My first time playing Magic was about a year ago, when a roommate convinced me that making a deck wouldn’t be that self-deprecating. Now, I’ll be honest, I love nerd crap. I know my way around a Street Fighter shoryuken. I love me some of Marvel’s Deadpool. Fuck it, I’ll even admit I own a Gundam action figure set. But not even a background in the nerdiest crap kept me from getting my ass kicked in Magic: The Gathering.
You see, a couple of weeks ago, I linked up with the guys from Magic: The Gathering at the University of Utah (or the MTG at the U of U) to test my skills and to see why kids still play this game. “Magic didn’t really fade out, it just got eclipsed by other big things, like Pokémon. These days, either the vast majority of people react with ‘what is that?’ or ‘yeah, I used to play back in the day,’” said Isaac Kramer, a freshman and member of MTG at the U of U.

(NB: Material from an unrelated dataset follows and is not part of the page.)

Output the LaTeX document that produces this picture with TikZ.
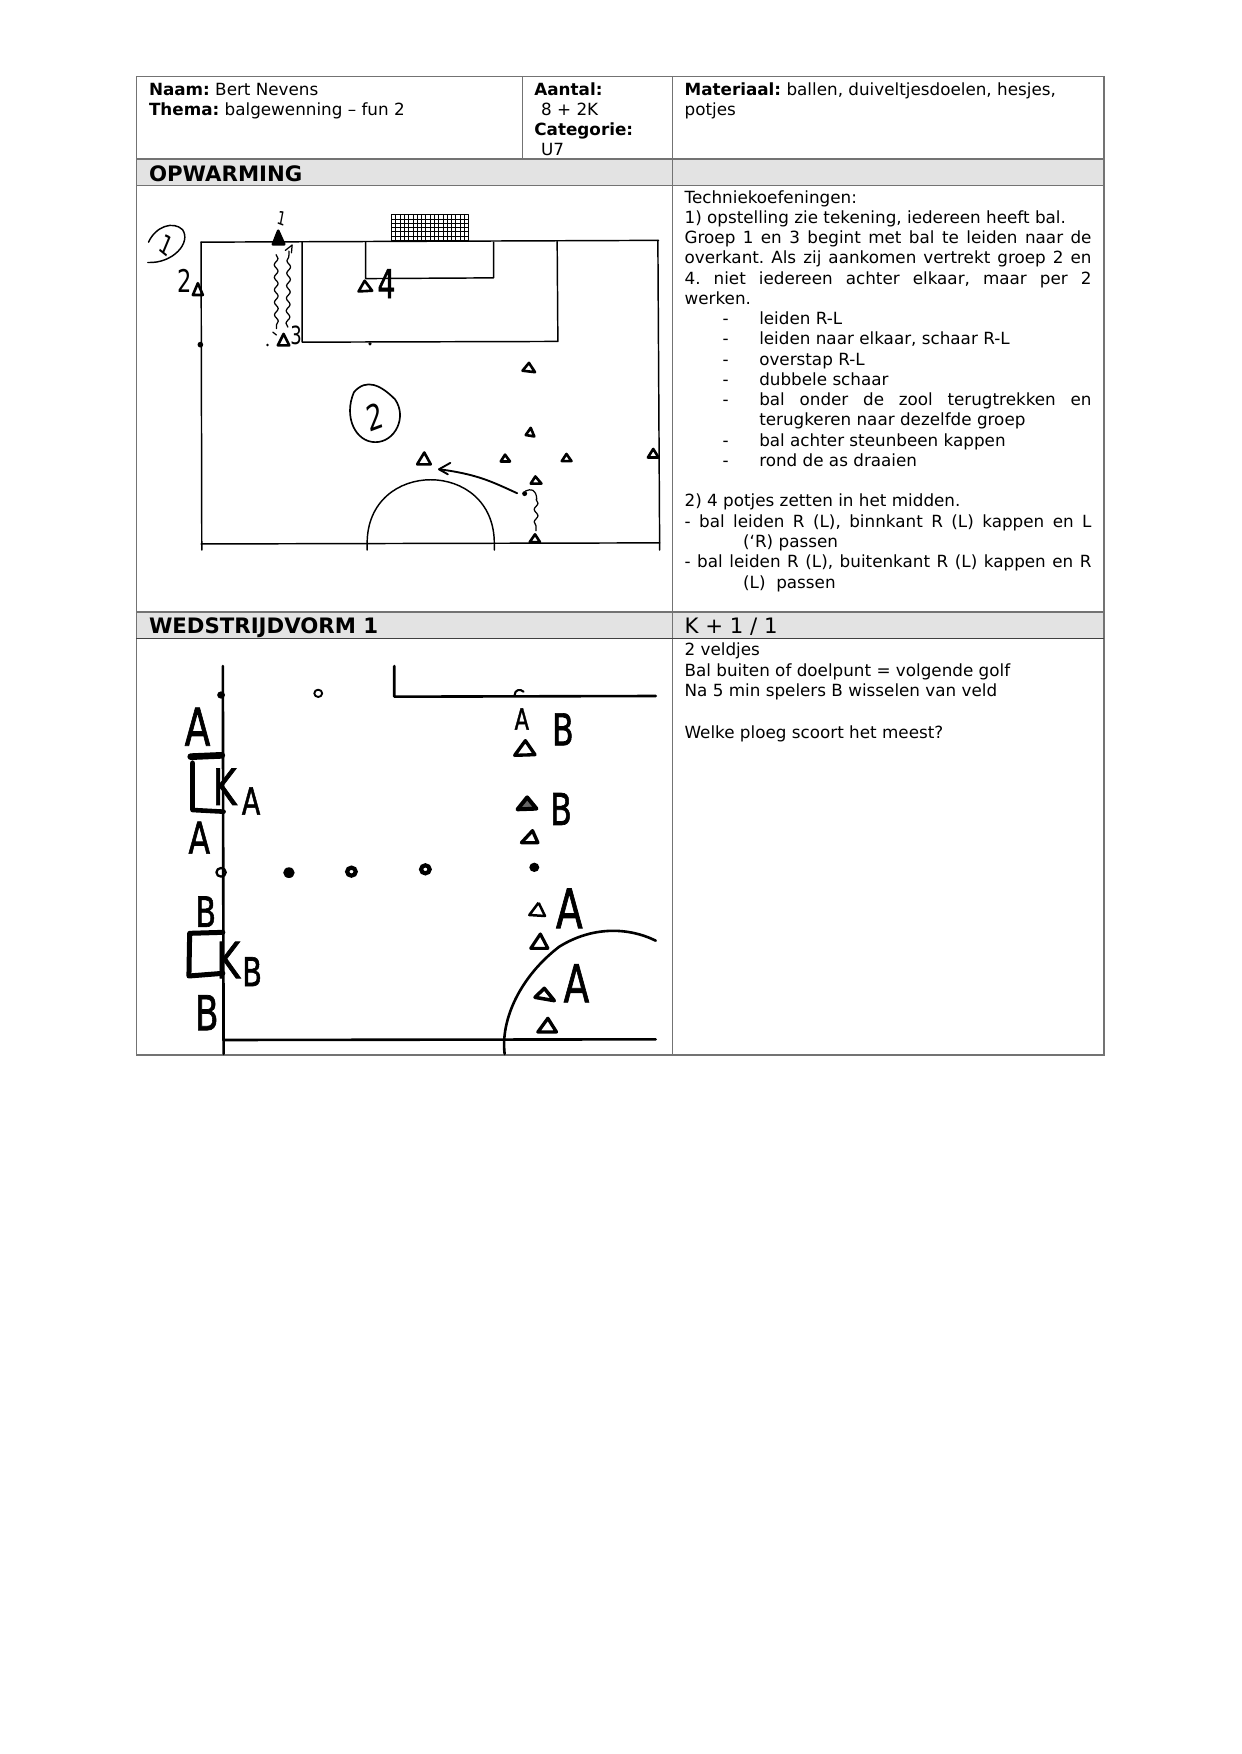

Players are their own refs; watching closely for any screw-ups, ready to call them out, which in most cases is something like “seal of flame? (scoff). Don’t you mean seal of fire?”
Chances are your stoner-college roommate may have played a little bit of Magic (shit, if you're reading this, you probably were that roommate), but the game has changed a lot over the years. The basic principle is the same: You are a wizard (officially called a planeswalker) and you need to kill the other wizard with whatever spells you randomly draw from your deck.
The MTG of the U of U is an eclectic set. Picture Revenge of the Nerds complete with token minorities and overweight kids (not an insult, just a fact). Most of the guys there had only been playing a couple of years and were pretty laid back. This is good, because when trying something new, nobody likes to get destroyed. “When I started, I was kind of put off by trying to learn the strategies. But after a while, you just come to expect the unexpected,” explained MTG at the U of U director Adam Nau.
Watching the guys at the U play a game of MTG was like watching poker or even a fantasy-football draft. These kids are hardcore. They invest days into crafting the right decks together. The cards are usually cheap, but these guys had invested god knows how much into this game and their collections show it, making being a noob with no cards even shittier.
According to Wizards of the Coast (makers of MTG and Pokemon), the game has 6 million players (based on their own survey) and it's played in 52 countries. Without a doubt, these gamers are hooked and I don’t blame 'em, either. After a few rounds, I ceased being a journalist and became a wizard of fury commanding an army of illusions, ninjas and assassins. I guess you could say Magic isn't that bad. Okay, damn it ... I love Magic.
MTG at the U is done for the summer. If you can’t wait to hitch a ride on the Magic wave or are not a student of the U, you’ll find weekly events at game stores like Oasis Games or Game Night Games to get your fix.